Exercise |
Omit all pictures, then retype the data exactly as given.
[START OF Input for this task]
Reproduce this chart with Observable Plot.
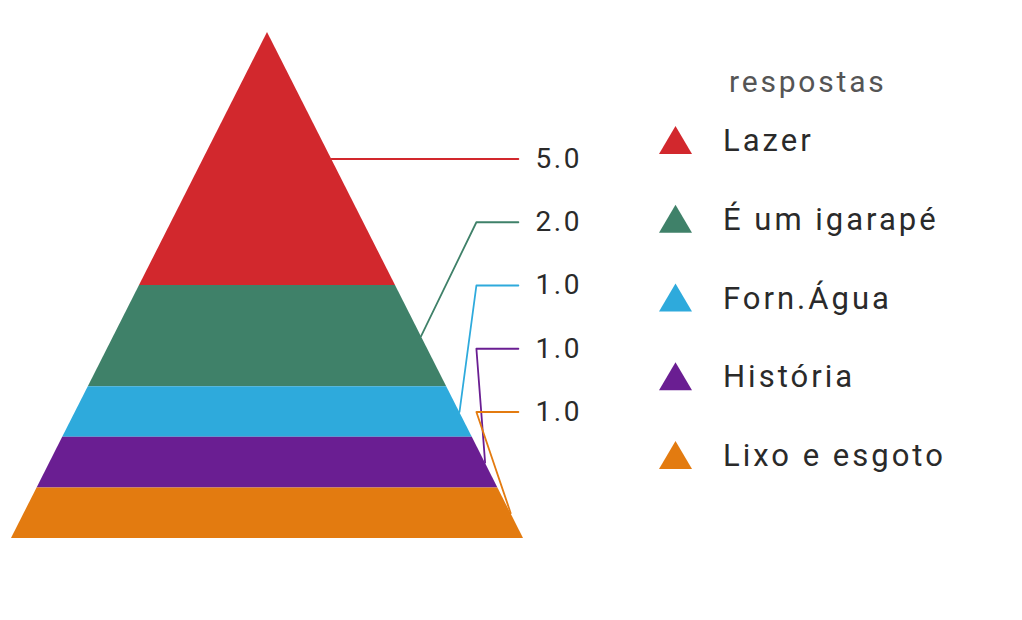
<!DOCTYPE html>
<html>
<head>
<meta charset="utf-8">
<script src="https://cdn.jsdelivr.net/npm/d3@7"></script>
<script src="https://cdn.jsdelivr.net/npm/@observablehq/plot@0.6"></script>
<style>
  html, body { margin: 0; padding: 0; background: #fff; }
  #chart { width: 1022px; height: 620px; }
  #chart svg text { font-family: Roboto, "Noto Sans", sans-serif; }
</style>
</head>
<body>
<div id="chart"></div>
<script>
// ---- data ----
const categories = ["Lazer", "É um igarapé", "Forn.Água", "História", "Lixo e esgoto"];
const values = [5, 2, 1, 1, 1];
const colors = ["#d2282d", "#3f8169", "#2eaadc", "#6a1e92", "#e37b10"];
const legendTitle = "respostas";

// ---- derived tables ----
const total = d3.sum(values);
const tops = d3.cumsum([0, ...values]).slice(0, values.length);

// pyramid bands: half-width proportional to depth from apex
const bands = categories.flatMap((cat, i) => {
  const y0 = tops[i], y1 = tops[i] + values[i];
  return [
    {cat, y: y0, xl: -y0 / total, xr: y0 / total},
    {cat, y: y1, xl: -y1 / total, xr: y1 / total}
  ];
});

// label slots (layout): first at top band middle, then evenly spaced
const firstMid = tops[0] + values[0] / 2;
const labelStep = 1.25;
const elbowX = 0.816, endX = 0.98, textX = 1.047;
const labels = categories.map((cat, i) => {
  const mid = tops[i] + values[i] / 2;
  return {cat, v: values[i], mid, ax: mid / total, ly: firstMid + i * labelStep};
});
const leaders = labels.flatMap(d => [
  {cat: d.cat, x: d.ax, y: d.mid},
  {cat: d.cat, x: elbowX, y: d.ly},
  {cat: d.cat, x: endX, y: d.ly}
]);

const chart = Plot.plot({
  width: 1022,
  height: 620,
  margin: 0,
  style: {background: "#fff", fontFamily: "Roboto"},
  x: {domain: [-1, 1], range: [11, 523], axis: null},
  y: {domain: [0, total], range: [32, 538], axis: null},
  color: {domain: categories, range: colors},
  marks: [
    Plot.areaX(bands, {y: "y", x1: "xl", x2: "xr", z: "cat", fill: "cat"}),
    Plot.line(leaders, {x: "x", y: "y", z: "cat", stroke: "cat", strokeWidth: 1.8}),
    Plot.text(labels, {
      x: textX, y: "ly", text: d => d.v.toFixed(1),
      textAnchor: "start", fontSize: 28, fill: "#2a2a2a"
    })
  ]
});
document.getElementById("chart").appendChild(chart);
d3.select(chart).selectAll("text").style("letter-spacing", "2.6px");

// ---- legend (drawn into the same svg) ----
const color = chart.scale("color");
const svg = d3.select(chart);
const lg = svg.append("g")
  .attr("font-family", "Roboto, sans-serif")
  .attr("text-anchor", "start");
lg.append("text")
  .attr("x", 729).attr("y", 92)
  .attr("font-size", 30).attr("fill", "#555")
  .style("letter-spacing", "2.8px")
  .text(legendTitle);
const items = lg.selectAll("g.item").data(categories).join("g")
  .attr("class", "item")
  .attr("transform", (d, i) => `translate(0,${140 + i * 78.75})`);
items.append("polygon")
  .attr("points", "659,14 692,14 675.5,-14")
  .attr("fill", d => color.apply(d));
items.append("text")
  .attr("x", 723).attr("y", 11)
  .attr("font-size", 31).attr("fill", "#2a2a2a")
  .style("letter-spacing", "3px")
  .text(d => d);
</script>
</body>
</html>
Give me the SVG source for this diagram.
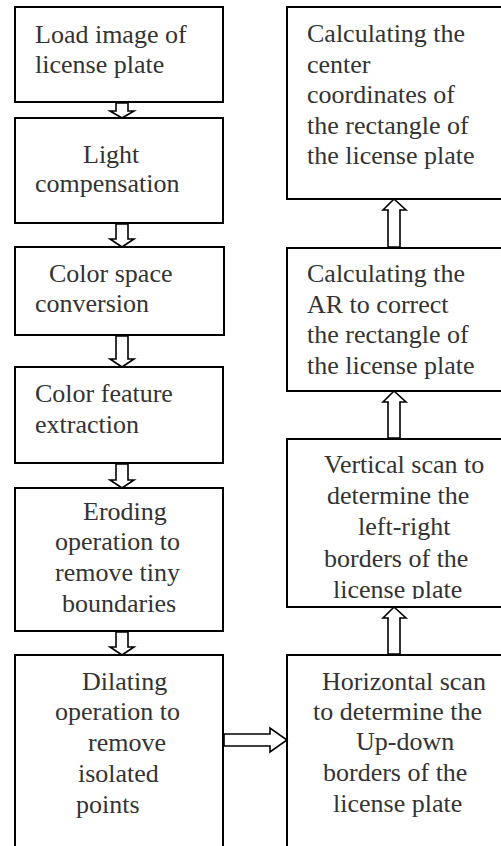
<svg xmlns="http://www.w3.org/2000/svg" width="501" height="846" viewBox="0 0 501 846" font-family="Liberation Serif, DejaVu Serif, serif" font-size="26" fill="#333">
<style>
.box{fill:#fff;stroke:#000;stroke-width:2}
.arr{fill:#fff;stroke:#000;stroke-width:1.6;stroke-linejoin:miter}
</style>
<defs>
<clipPath id="c9"><rect x="287" y="439" width="230" height="160"/></clipPath>
</defs>
<g id="n1"><rect class="box" x="15" y="7" width="208" height="95"/>
<text x="35" y="43">Load image of</text><text x="35" y="73">license plate</text></g>
<g id="n2"><rect class="box" x="15" y="118" width="208" height="105"/>
<text x="83" y="163">Light</text><text x="35" y="192">compensation</text></g>
<g id="n3"><rect class="box" x="15" y="247" width="209" height="88"/>
<text x="49" y="282">Color space</text><text x="35" y="312">conversion</text></g>
<g id="n4"><rect class="box" x="15" y="367" width="208" height="96"/>
<text x="35" y="402">Color feature</text><text x="35" y="433">extraction</text></g>
<g id="n5"><rect class="box" x="15" y="488" width="208" height="143"/>
<text x="83" y="520">Eroding</text><text x="55" y="550">operation to</text><text x="55" y="581">remove tiny</text><text x="62" y="612">boundaries</text></g>
<g id="n6"><rect class="box" x="15" y="655" width="208" height="220"/>
<text x="82" y="690">Dilating</text><text x="55" y="720">operation to</text><text x="88" y="751">remove</text><text x="78" y="782">isolated</text><text x="76" y="813">points</text></g>
<g id="n7"><rect class="box" x="287" y="655" width="230" height="220"/>
<text x="322" y="690">Horizontal scan</text><text x="313" y="720">to determine the</text><text x="356" y="750">Up-down</text><text x="323" y="781">borders of the</text><text x="333" y="812">license plate</text></g>
<g id="n8"><rect class="box" x="287" y="439" width="230" height="168"/>
<g clip-path="url(#c9)"><text x="324" y="473">Vertical scan to</text><text x="327" y="504">determine the</text><text x="358" y="535">left-right</text><text x="324" y="567">borders of the</text><text x="333" y="598">license plate</text></g></g>
<g id="n9"><rect class="box" x="287" y="248" width="230" height="143"/>
<text x="307" y="282">Calculating the</text><text x="307" y="313">AR to correct</text><text x="307" y="343">the rectangle of</text><text x="307" y="374">the license plate</text></g>
<g id="n10"><rect class="box" x="287" y="7" width="230" height="192"/>
<text x="307" y="42">Calculating the</text><text x="307" y="73">center</text><text x="307" y="103">coordinates of</text><text x="307" y="134">the rectangle of</text><text x="307" y="164">the license plate</text></g>
<g id="connectors">
<polygon class="arr" points="116,103 128,103 128,111 134,111 122,118 110,111 116,111"/>
<polygon class="arr" points="116,224 128,224 128,239 134,239 122,247 110,239 116,239"/>
<polygon class="arr" points="116,336 128,336 128,359 134,359 122,367 110,359 116,359"/>
<polygon class="arr" points="116,464 128,464 128,480 134,480 122,488 110,480 116,480"/>
<polygon class="arr" points="116,632 128,632 128,647 134,647 122,655 110,647 116,647"/>
<polygon class="arr" points="224,734 270,734 270,728 287,740 270,752 270,746 224,746"/>
<polygon class="arr" points="388,654 400,654 400,618 406,618 394,607 383,618 388,618"/>
<polygon class="arr" points="388,438 400,438 400,402 406,402 394,391 383,402 388,402"/>
<polygon class="arr" points="388,247 400,247 400,210 406,210 394,199 383,210 388,210"/>
</g>
</svg>
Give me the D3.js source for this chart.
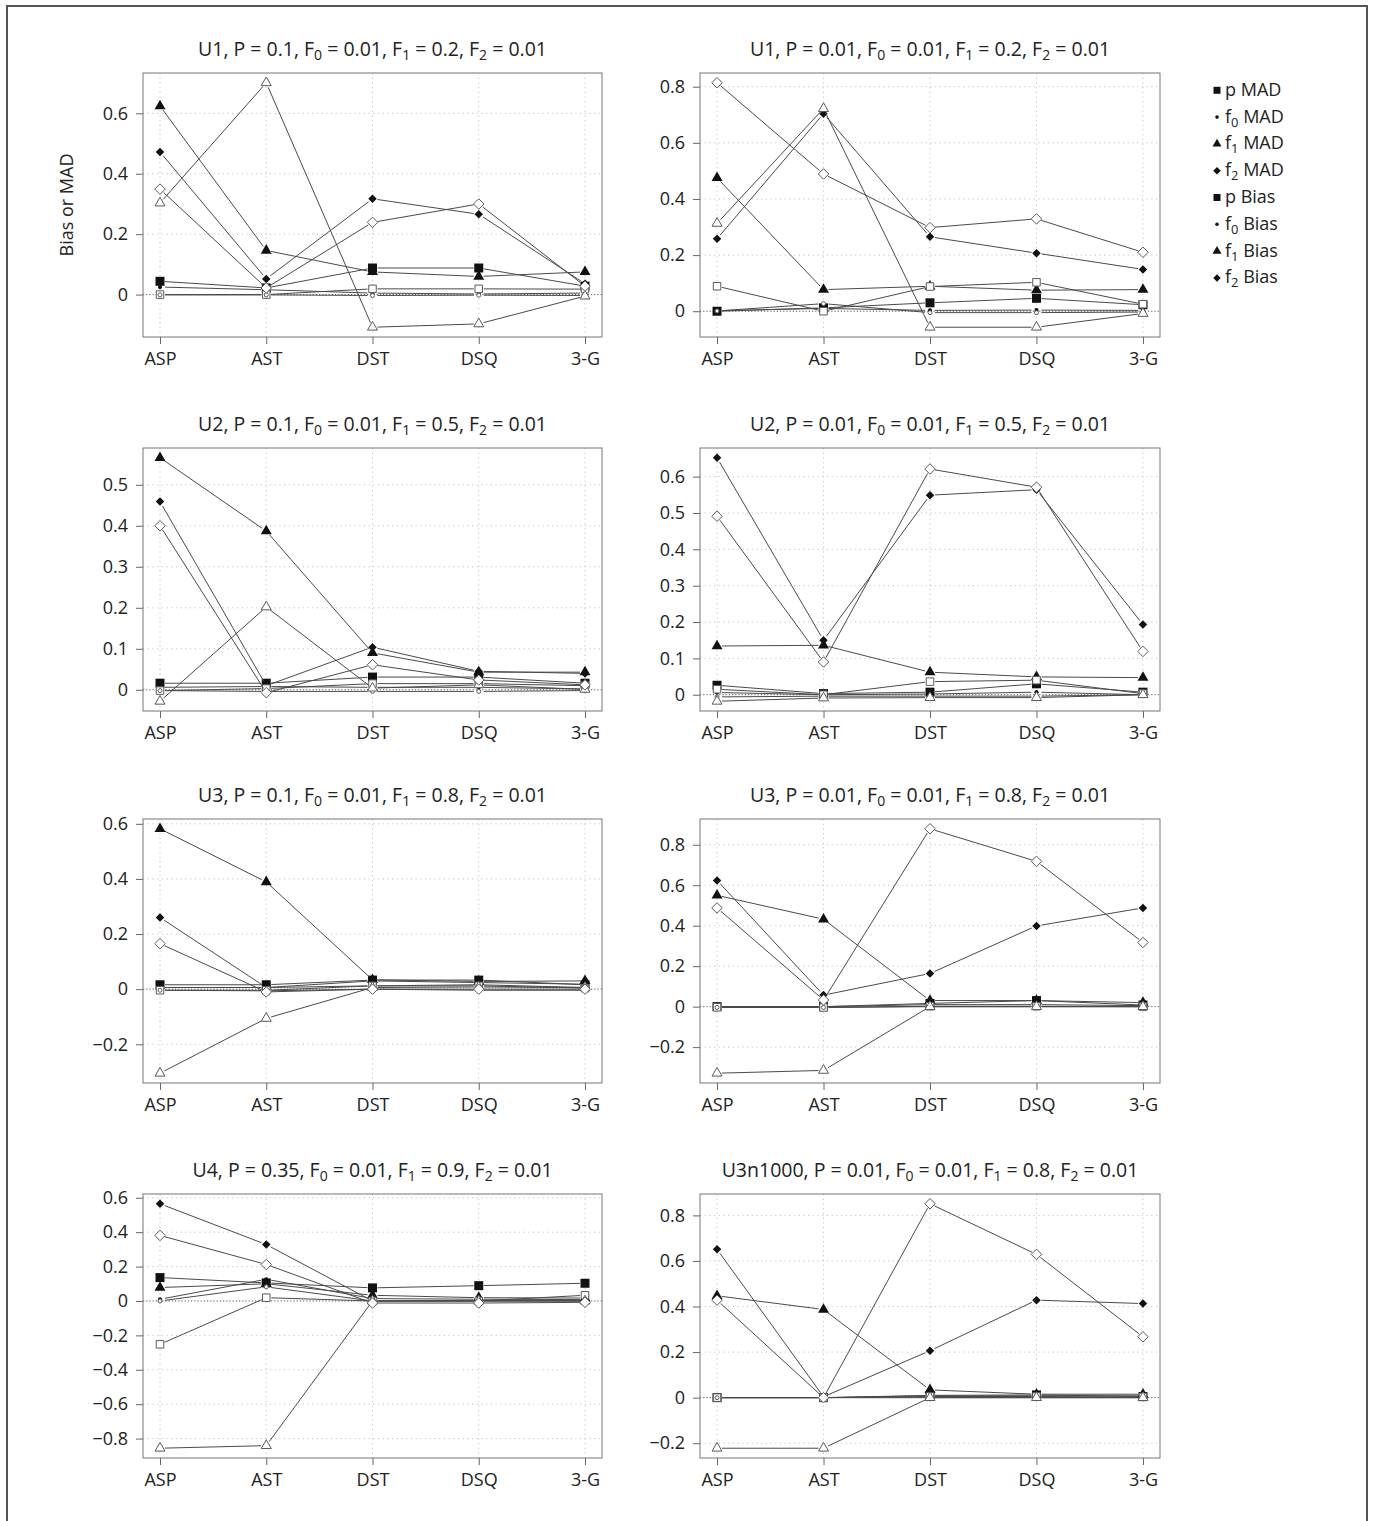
[END OF Input for this task]
Answer to this problem |
Reproduce this chart with Observable Plot.
<!DOCTYPE html>
<html>
<head>
<meta charset="utf-8">
<script src="https://cdn.jsdelivr.net/npm/d3@7"></script>
<script src="https://cdn.jsdelivr.net/npm/@observablehq/plot@0.6"></script>
<style>
  html, body { margin: 0; padding: 0; background: #fff; }
  #chart { width: 1022px; height: 620px; }
  #chart svg text { font-family: Roboto, "Noto Sans", sans-serif; }
</style>
</head>
<body>
<div id="chart"></div>
<script>
// ---- data ----
const categories = ["Lazer", "É um igarapé", "Forn.Água", "História", "Lixo e esgoto"];
const values = [5, 2, 1, 1, 1];
const colors = ["#d2282d", "#3f8169", "#2eaadc", "#6a1e92", "#e37b10"];
const legendTitle = "respostas";

// ---- derived tables ----
const total = d3.sum(values);
const tops = d3.cumsum([0, ...values]).slice(0, values.length);

// pyramid bands: half-width proportional to depth from apex
const bands = categories.flatMap((cat, i) => {
  const y0 = tops[i], y1 = tops[i] + values[i];
  return [
    {cat, y: y0, xl: -y0 / total, xr: y0 / total},
    {cat, y: y1, xl: -y1 / total, xr: y1 / total}
  ];
});

// label slots (layout): first at top band middle, then evenly spaced
const firstMid = tops[0] + values[0] / 2;
const labelStep = 1.25;
const elbowX = 0.816, endX = 0.98, textX = 1.047;
const labels = categories.map((cat, i) => {
  const mid = tops[i] + values[i] / 2;
  return {cat, v: values[i], mid, ax: mid / total, ly: firstMid + i * labelStep};
});
const leaders = labels.flatMap(d => [
  {cat: d.cat, x: d.ax, y: d.mid},
  {cat: d.cat, x: elbowX, y: d.ly},
  {cat: d.cat, x: endX, y: d.ly}
]);

const chart = Plot.plot({
  width: 1022,
  height: 620,
  margin: 0,
  style: {background: "#fff", fontFamily: "Roboto"},
  x: {domain: [-1, 1], range: [11, 523], axis: null},
  y: {domain: [0, total], range: [32, 538], axis: null},
  color: {domain: categories, range: colors},
  marks: [
    Plot.areaX(bands, {y: "y", x1: "xl", x2: "xr", z: "cat", fill: "cat"}),
    Plot.line(leaders, {x: "x", y: "y", z: "cat", stroke: "cat", strokeWidth: 1.8}),
    Plot.text(labels, {
      x: textX, y: "ly", text: d => d.v.toFixed(1),
      textAnchor: "start", fontSize: 28, fill: "#2a2a2a"
    })
  ]
});
document.getElementById("chart").appendChild(chart);
d3.select(chart).selectAll("text").style("letter-spacing", "2.6px");

// ---- legend (drawn into the same svg) ----
const color = chart.scale("color");
const svg = d3.select(chart);
const lg = svg.append("g")
  .attr("font-family", "Roboto, sans-serif")
  .attr("text-anchor", "start");
lg.append("text")
  .attr("x", 729).attr("y", 92)
  .attr("font-size", 30).attr("fill", "#555")
  .style("letter-spacing", "2.8px")
  .text(legendTitle);
const items = lg.selectAll("g.item").data(categories).join("g")
  .attr("class", "item")
  .attr("transform", (d, i) => `translate(0,${140 + i * 78.75})`);
items.append("polygon")
  .attr("points", "659,14 692,14 675.5,-14")
  .attr("fill", d => color.apply(d));
items.append("text")
  .attr("x", 723).attr("y", 11)
  .attr("font-size", 31).attr("fill", "#2a2a2a")
  .style("letter-spacing", "3px")
  .text(d => d);
</script>
</body>
</html>
Give me the SVG source for this diagram.
<svg xmlns="http://www.w3.org/2000/svg" width="501" height="846" viewBox="0 0 501 846" font-family="Liberation Serif, DejaVu Serif, serif" font-size="26" fill="#333">
<style>
.box{fill:#fff;stroke:#000;stroke-width:2}
.arr{fill:#fff;stroke:#000;stroke-width:1.6;stroke-linejoin:miter}
</style>
<defs>
<clipPath id="c9"><rect x="287" y="439" width="230" height="160"/></clipPath>
</defs>
<g id="n1"><rect class="box" x="15" y="7" width="208" height="95"/>
<text x="35" y="43">Load image of</text><text x="35" y="73">license plate</text></g>
<g id="n2"><rect class="box" x="15" y="118" width="208" height="105"/>
<text x="83" y="163">Light</text><text x="35" y="192">compensation</text></g>
<g id="n3"><rect class="box" x="15" y="247" width="209" height="88"/>
<text x="49" y="282">Color space</text><text x="35" y="312">conversion</text></g>
<g id="n4"><rect class="box" x="15" y="367" width="208" height="96"/>
<text x="35" y="402">Color feature</text><text x="35" y="433">extraction</text></g>
<g id="n5"><rect class="box" x="15" y="488" width="208" height="143"/>
<text x="83" y="520">Eroding</text><text x="55" y="550">operation to</text><text x="55" y="581">remove tiny</text><text x="62" y="612">boundaries</text></g>
<g id="n6"><rect class="box" x="15" y="655" width="208" height="220"/>
<text x="82" y="690">Dilating</text><text x="55" y="720">operation to</text><text x="88" y="751">remove</text><text x="78" y="782">isolated</text><text x="76" y="813">points</text></g>
<g id="n7"><rect class="box" x="287" y="655" width="230" height="220"/>
<text x="322" y="690">Horizontal scan</text><text x="313" y="720">to determine the</text><text x="356" y="750">Up-down</text><text x="323" y="781">borders of the</text><text x="333" y="812">license plate</text></g>
<g id="n8"><rect class="box" x="287" y="439" width="230" height="168"/>
<g clip-path="url(#c9)"><text x="324" y="473">Vertical scan to</text><text x="327" y="504">determine the</text><text x="358" y="535">left-right</text><text x="324" y="567">borders of the</text><text x="333" y="598">license plate</text></g></g>
<g id="n9"><rect class="box" x="287" y="248" width="230" height="143"/>
<text x="307" y="282">Calculating the</text><text x="307" y="313">AR to correct</text><text x="307" y="343">the rectangle of</text><text x="307" y="374">the license plate</text></g>
<g id="n10"><rect class="box" x="287" y="7" width="230" height="192"/>
<text x="307" y="42">Calculating the</text><text x="307" y="73">center</text><text x="307" y="103">coordinates of</text><text x="307" y="134">the rectangle of</text><text x="307" y="164">the license plate</text></g>
<g id="connectors">
<polygon class="arr" points="116,103 128,103 128,111 134,111 122,118 110,111 116,111"/>
<polygon class="arr" points="116,224 128,224 128,239 134,239 122,247 110,239 116,239"/>
<polygon class="arr" points="116,336 128,336 128,359 134,359 122,367 110,359 116,359"/>
<polygon class="arr" points="116,464 128,464 128,480 134,480 122,488 110,480 116,480"/>
<polygon class="arr" points="116,632 128,632 128,647 134,647 122,655 110,647 116,647"/>
<polygon class="arr" points="224,734 270,734 270,728 287,740 270,752 270,746 224,746"/>
<polygon class="arr" points="388,654 400,654 400,618 406,618 394,607 383,618 388,618"/>
<polygon class="arr" points="388,438 400,438 400,402 406,402 394,391 383,402 388,402"/>
<polygon class="arr" points="388,247 400,247 400,210 406,210 394,199 383,210 388,210"/>
</g>
</svg>
Give me the D3.js source for this chart.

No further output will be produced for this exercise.